The least cost combination therefore occurs where the gradient of the isoquant equals the gradient of the isocost. i.e. the rate of substitution between the factors of production equals the relative prices of the factors of production.

This means:
Marginal product of labour  =  Price of labour
Marginal product of capital     Price of capital      

Rearranging we get:
Marginal product of labour  =  Marginal product of capital
Price of labour                        Price of capital         

i.e. the extra output per £ of labour equals the extra output per £ of capital. If this were not the case the firm would reallocate resources e.g. if the marginal product per £ of labour was higher than the marginal product per £ of capital the firm would employ more labour and less capital. Employing more labour would lead to a lower marginal product (due to the law of diminishing returns) until the marginal products per £ were equal.

Changes in the relative prices

If the price of capital falls this changes the slope of the isocost. The firm will now cost minimise using L2 of labour and K2 capital.
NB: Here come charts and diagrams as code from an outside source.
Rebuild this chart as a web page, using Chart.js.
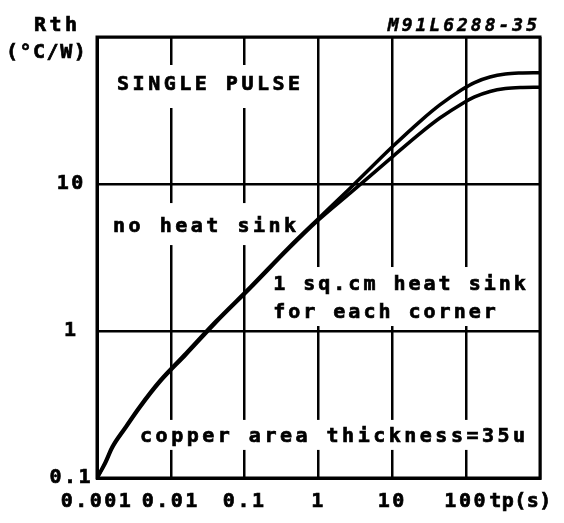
<!DOCTYPE html>
<html>
<head>
<meta charset="utf-8">
<script src="https://cdn.jsdelivr.net/npm/chart.js@4.4.1/dist/chart.umd.min.js"></script>
<style>
  html, body { margin: 0; padding: 0; background: #fff; }
  canvas { display: block; }
</style>
</head>
<body>
<canvas id="rth" width="564" height="523"></canvas>
<script>
// Pulse duration tp (s)
const pulseTimes = [0.001, 0.0013, 0.0016, 0.0024, 0.0038, 0.007, 0.016, 0.04, 0.12, 0.4, 1, 2.7, 10, 24, 44, 88, 130, 210, 340, 540, 1000];
// Transient thermal resistance (°C/W), no heat sink
const rthNoSink = [0.1, 0.129, 0.163, 0.221, 0.308, 0.456, 0.706, 1.155, 2.0, 3.73, 5.83, 9.4, 17.9, 26.8, 34.5, 43.9, 49.0, 53.4, 56.0, 56.9, 57.2];
// Transient thermal resistance (°C/W), 1 sq.cm copper heat sink for each corner
const rthSink = [0.1, 0.126, 0.159, 0.216, 0.301, 0.446, 0.69, 1.13, 1.96, 3.65, 5.69, 8.7, 15.3, 22.2, 28.1, 35.2, 39.1, 42.6, 44.6, 45.35, 45.55];

const xTickValues = [0.001, 0.01, 0.1, 1, 10, 100, 1000];
const xTickLabels = ['0.001', '0.01', '0.1', '1', '10', '100', ''];
const yTickValues = [0.1, 1, 10, 100];
const yTickLabels = ['0.1', '1', '10', ''];

const FONT_FAMILY = "'DejaVu Sans Mono', 'Liberation Mono', monospace";
const FONT = `bold 20px ${FONT_FAMILY}`;
const SPACING = '3.5px';      // notes and captions
const TICK_SPACING = '2.5px'; // axis tick labels

// Notes inside the plot, anchored at (tp, Rth); each sits on a white patch
const notes = [
  { lines: ['SINGLE PULSE'], t: 0.00187, r: 43.6, gap: 0, padTop: 25, padBottom: 18, spacing: SPACING },
  { lines: ['no heat sink'], t: 0.00165, r: 4.71, gap: 0, padTop: 29, padBottom: 13, spacing: SPACING },
  { lines: ['1 sq.cm heat sink', 'for each corner'], t: 0.243, r: 1.90, gap: 28, padTop: 23, padBottom: 8, spacing: '3px' },
  { lines: ['copper area thickness=35u'], t: 0.00383, r: 0.176, gap: 0, padTop: 22, padBottom: 8, spacing: SPACING }
];

const points = (ys) => pulseTimes.map((t, i) => ({ x: t, y: ys[i] }));

// filled and lightly outlined text, for a heavier plotter-pen look
function penText(ctx, s, x, y) {
  ctx.fillText(s, x, y);
  ctx.strokeText(s, x, y);
}

const plotterText = {
  id: 'plotterText',
  beforeUpdate(chart) { chart.ctx.letterSpacing = TICK_SPACING; },
  beforeDraw(chart) {
    const ctx = chart.ctx;
    ctx.save();
    ctx.fillStyle = '#fff';
    ctx.fillRect(0, 0, chart.width, chart.height);
    ctx.restore();
    ctx.letterSpacing = TICK_SPACING;
  },
  beforeDatasetsDraw(chart) {
    const { ctx, scales: { x, y } } = chart;
    ctx.save();
    ctx.font = FONT;
    ctx.textAlign = 'left';
    ctx.textBaseline = 'alphabetic';
    ctx.strokeStyle = '#000';
    ctx.lineWidth = 0.7;
    notes.forEach(n => {
      ctx.letterSpacing = n.spacing;
      const px = x.getPixelForValue(n.t);
      const py = y.getPixelForValue(n.r);
      const w = Math.max(...n.lines.map(s => ctx.measureText(s).width));
      const lastBase = py + (n.lines.length - 1) * n.gap;
      ctx.fillStyle = '#fff';
      ctx.fillRect(px - 6, py - n.padTop, w + 8, lastBase + n.padBottom - (py - n.padTop));
      ctx.fillStyle = '#000';
      n.lines.forEach((s, i) => penText(ctx, s, px, py + i * n.gap));
    });
    ctx.restore();
  },
  afterDatasetsDraw(chart) {
    const { ctx, chartArea: a, scales: { x } } = chart;
    ctx.save();
    // plot frame
    ctx.strokeStyle = '#000';
    ctx.lineWidth = 3;
    ctx.strokeRect(a.left, a.top, a.right - a.left, a.bottom - a.top);
    // axis captions
    ctx.lineWidth = 0.7;
    ctx.fillStyle = '#000';
    ctx.font = FONT;
    ctx.letterSpacing = SPACING;
    ctx.textAlign = 'left';
    ctx.textBaseline = 'alphabetic';
    penText(ctx, 'Rth', 34, a.top - 6);
    ctx.letterSpacing = '1.5px';
    penText(ctx, '(°C/W)', 6, a.top + 21);
    ctx.letterSpacing = '0.5px';
    ctx.textBaseline = 'middle';
    penText(ctx, 'tp(s)', x.getPixelForValue(100) + 23, a.bottom + 12 + 12);
    // figure code
    ctx.font = `italic bold 18px ${FONT_FAMILY}`;
    ctx.letterSpacing = '3px';
    ctx.textAlign = 'right';
    ctx.textBaseline = 'alphabetic';
    ctx.lineWidth = 0.5;
    penText(ctx, 'M91L6288-35', a.right, a.top - 6);
    ctx.restore();
  }
};

const lineStyle = {
  borderColor: '#000',
  borderWidth: 3.5,
  pointRadius: 0,
  fill: false,
  cubicInterpolationMode: 'monotone'
};

const tickFont = { family: FONT_FAMILY, size: 20, weight: 'bold' };

new Chart(document.getElementById('rth'), {
  type: 'line',
  data: {
    datasets: [
      { label: 'no heat sink', data: points(rthNoSink), ...lineStyle },
      { label: '1 sq.cm heat sink for each corner', data: points(rthSink), ...lineStyle }
    ]
  },
  options: {
    responsive: false,
    devicePixelRatio: 1,
    animation: false,
    layout: { padding: { top: 37, right: 24, left: 0, bottom: 0 } },
    plugins: { legend: { display: false }, tooltip: { enabled: false } },
    scales: {
      x: {
        type: 'logarithmic',
        min: 0.001,
        max: 1000,
        afterBuildTicks(scale) { scale.ticks = xTickValues.map(v => ({ value: v })); },
        afterFit(scale) { scale.height = 45; },
        ticks: {
          color: '#000',
          font: tickFont,
          padding: 12,
          maxRotation: 0,
          autoSkip: false,
          textStrokeColor: '#000',
          textStrokeWidth: 0.7,
          callback: (v, i) => xTickLabels[i]
        },
        grid: { color: '#000', lineWidth: 2.5, drawTicks: false },
        border: { color: '#000', width: 3 }
      },
      y: {
        type: 'logarithmic',
        min: 0.1,
        max: 100,
        afterBuildTicks(scale) { scale.ticks = yTickValues.map(v => ({ value: v })); },
        afterFit(scale) { scale.width = 97; },
        ticks: {
          color: '#000',
          font: tickFont,
          padding: 4,
          crossAlign: 'center',
          autoSkip: false,
          textStrokeColor: '#000',
          textStrokeWidth: 0.7,
          callback: (v, i) => yTickLabels[i]
        },
        grid: { color: '#000', lineWidth: 2.5, drawTicks: false },
        border: { color: '#000', width: 3 }
      }
    }
  },
  plugins: [plotterText]
});
</script>
</body>
</html>
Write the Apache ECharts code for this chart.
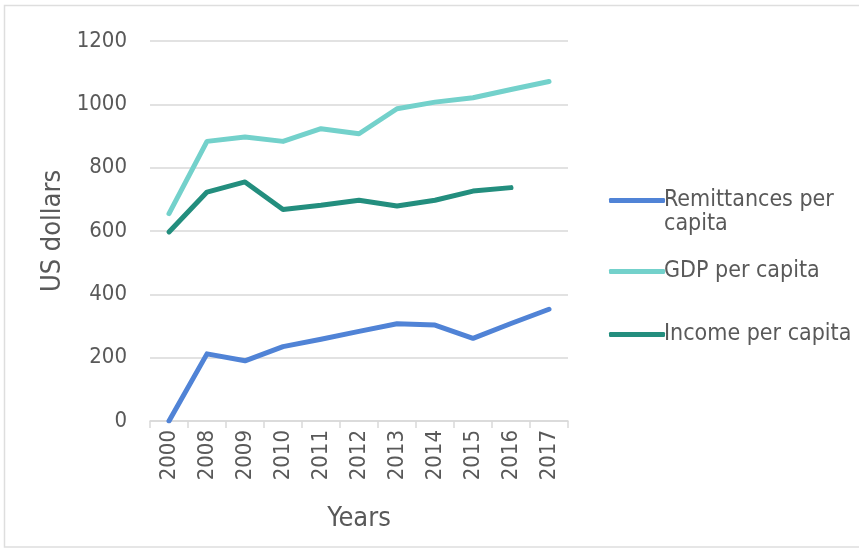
<!DOCTYPE html>
<html>
<head>
<meta charset="utf-8">
<script src="https://cdn.jsdelivr.net/npm/echarts@6/dist/echarts.min.js"></script>
<style>
html,body{margin:0;padding:0;background:#fff;}
#chart{width:859px;height:549px;}
</style>
</head>
<body>
<div id="chart"></div>
<script>
var years = ['2000','2008','2009','2010','2011','2012','2013','2014','2015','2016','2017'];
var remittances = [0, 212, 190, 235, 258, 283, 307, 303, 261, 308, 353];
var gdp = [655, 883, 897, 883, 923, 907, 986, 1007, 1021, 1047, 1072];
var income = [597, 723, 755, 668, 681, 697, 679, 697, 726, 737, null];
var yTicks = [0, 1200, 200];

var FONT = '"DejaVu Sans Condensed", "DejaVu Sans", sans-serif';
var TXT = '#595959';
var C_REM = '#5083d6', C_GDP = '#73d1cb', C_INC = '#238e7e';

var chart = echarts.init(document.getElementById('chart'));
function lineSeries(name, data, color) {
  return {
    name: name, type: 'line', data: data, symbol: 'none',
    lineStyle: {width: 5, color: color, cap: 'round', join: 'round'},
    itemStyle: {color: color}, connectNulls: false, animation: false
  };
}
function legendAt(name, top, text) {
  return {
    data: [name], left: 604, top: top, orient: 'vertical',
    icon: 'roundRect', itemWidth: 56, itemHeight: 5, itemGap: 0,
    formatter: function () { return text; },
    textStyle: {fontFamily: FONT, fontSize: 23, color: TXT, padding: [0,0,0,-6]},
    selectedMode: false
  };
}
chart.setOption({
  backgroundColor: '#fff',
  animation: false,
  textStyle: {fontFamily: FONT},
  grid: {left: 150, right: 291, top: 41, bottom: 128},
  legend: [
    legendAt('Remittances per capita', 184, 'Remittances per'),
    legendAt('GDP per capita', 255, 'GDP per capita'),
    legendAt('Income per capita', 318, 'Income per capita')
  ],
  graphic: [
    {type: 'text', left: 664, top: 213, style: {text: 'capita', font: '23px ' + FONT, fill: TXT}},
    {type: 'rect', shape: {x: 4.5, y: 5.5, width: 860, height: 541.5}, style: {fill: 'none', stroke: '#dedede', lineWidth: 1.5}, silent: true, z: -1}
  ],
  xAxis: {
    type: 'category', data: years, boundaryGap: true,
    name: 'Years', nameLocation: 'middle', nameGap: 84,
    nameTextStyle: {fontFamily: FONT, fontSize: 27, color: TXT},
    axisLine: {show: true, lineStyle: {color: '#d9d9d9', width: 1.5}},
    axisTick: {show: true, length: 7, lineStyle: {color: '#d9d9d9', width: 1.5}},
    axisLabel: {rotate: 90, fontFamily: FONT, fontSize: 22, color: TXT, margin: 9}
  },
  yAxis: {
    type: 'value', min: yTicks[0], max: yTicks[1], interval: yTicks[2],
    name: 'US dollars', nameLocation: 'middle', nameGap: 84,
    nameTextStyle: {fontFamily: FONT, fontSize: 27, color: TXT},
    axisLine: {show: false}, axisTick: {show: false},
    axisLabel: {fontFamily: FONT, fontSize: 22, color: TXT, margin: 23, formatter: function (v) { return String(v); }},
    splitLine: {lineStyle: {color: '#d9d9d9', width: 1.5}}
  },
  series: [
    lineSeries('Remittances per capita', remittances, C_REM),
    lineSeries('GDP per capita', gdp, C_GDP),
    lineSeries('Income per capita', income, C_INC)
  ]
});
</script>
</body>
</html>
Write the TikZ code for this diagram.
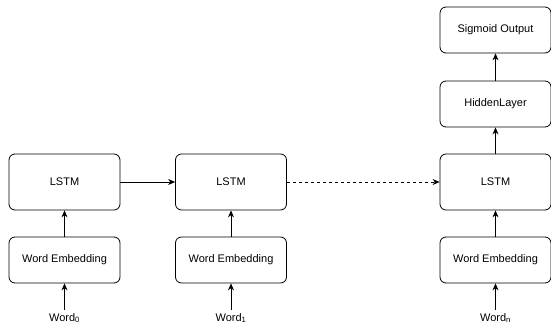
\documentclass[tikz,border=0pt]{standalone}
\usepackage{fontspec}
\setmainfont{Liberation Sans}
\usetikzlibrary{arrows.meta}
\begin{document}
\begin{tikzpicture}[x=1pt,y=-1pt,
  blk/.style={draw, line width=0.8pt, rounded corners=6pt, minimum width=111pt, inner sep=0pt, font=\fontsize{11}{13}\selectfont},
  tall/.style={blk, minimum height=56pt},
  short/.style={blk, minimum height=46pt},
  lbl/.style={inner sep=0pt, font=\fontsize{11}{13}\selectfont},
  arr/.style={line width=0.8pt, -{Stealth[length=7pt,width=6pt]}}]
\useasboundingbox (0,0) rectangle (551,329);
% column 0
\node[tall] (l0) at (64.5,182) {LSTM};
\node[short] (e0) at (64.5,260) {Word Embedding};
\node[lbl, anchor=north] (w0) at (64.5,313) {Word\textsubscript{0}};
\coordinate (w0t) at (64.5,310);
% column 1
\node[tall] (l1) at (231,182) {LSTM};
\node[short] (e1) at (231,260) {Word Embedding};
\node[lbl, anchor=north] (w1) at (231,313) {Word\textsubscript{1}};
\coordinate (w1t) at (231,310);
% column n
\node[tall] (ln) at (495.5,182) {LSTM};
\node[short] (en) at (495.5,260) {Word Embedding};
\node[lbl, anchor=north] (wn) at (495.5,313) {Word\textsubscript{n}};
\coordinate (wnt) at (495.5,310);
\node[short] (h) at (495.5,104) {HiddenLayer};
\node[short] (s) at (495.5,30) {Sigmoid Output};
% connectors
\draw[arr] (w0t) -- (e0.south);
\draw[arr] (e0) -- (l0);
\draw[arr] (w1t) -- (e1.south);
\draw[arr] (e1) -- (l1);
\draw[arr] (wnt) -- (en.south);
\draw[arr] (en) -- (ln);
\draw[arr] (ln) -- (h);
\draw[arr] (h) -- (s);
\draw[arr] (l0) -- (l1);
\draw[arr, dashed, dash pattern=on 3pt off 3pt] (l1) -- (ln);
\end{tikzpicture}
\end{document}
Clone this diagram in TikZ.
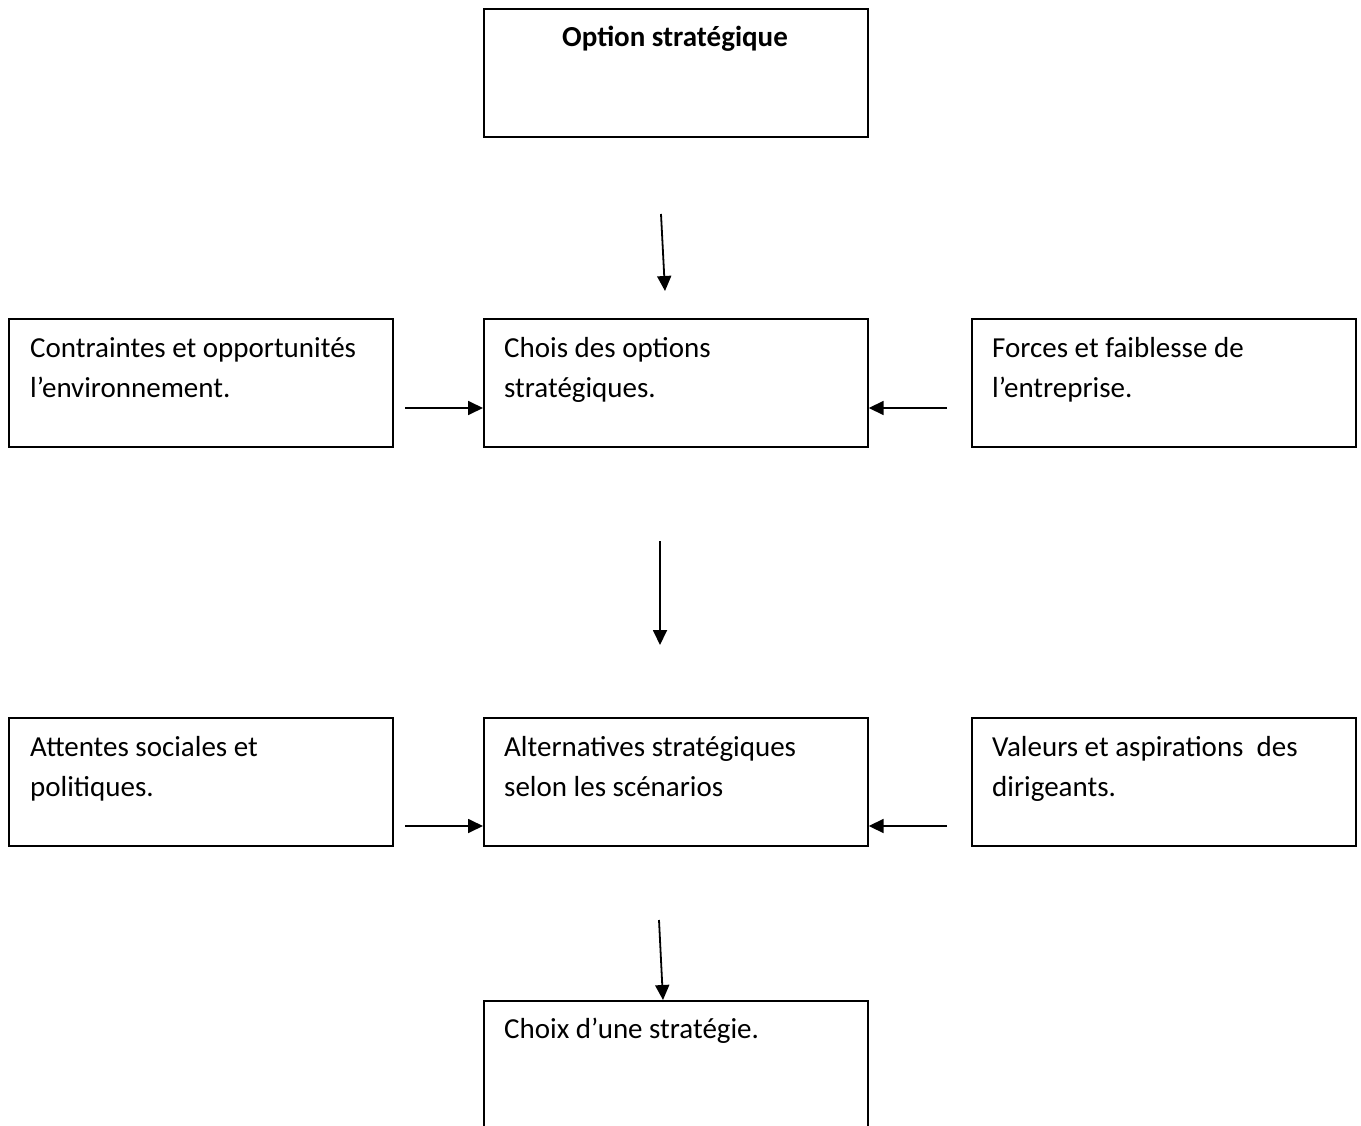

Returns to a factor and returns to scale

Isoquant analysis can also be used to analyse the returns to a factor and returns to scale.

In the diagram above the amount of capital is kept constant at K1. To produce 100 units of output L1 units of labour are needed. When the amount of labour is doubled to L2 output only increases by 90 to 190; the extra labour has added less than before because of diminishing returns to a factor. If the same amount of labour is added again to get to L3 output increases to 260 i.e. by 70 units. Once again there have been diminishing returns to a factor.

In this diagram we see increasing returns to scale. Initially K1 capital and L1 labour can be used to produce 100 units of output. If the capital and labour input are doubled (and assuming these are the only factors of production) output rises to 300 i.e. it more than doubles. If the amount of  capital and labour are again doubled to K4L4 amount rises to 800 units. Again it more than doubles. A doubling of all factors of production leads to an increase in output that is more than twice as much. There are increasing returns to scale.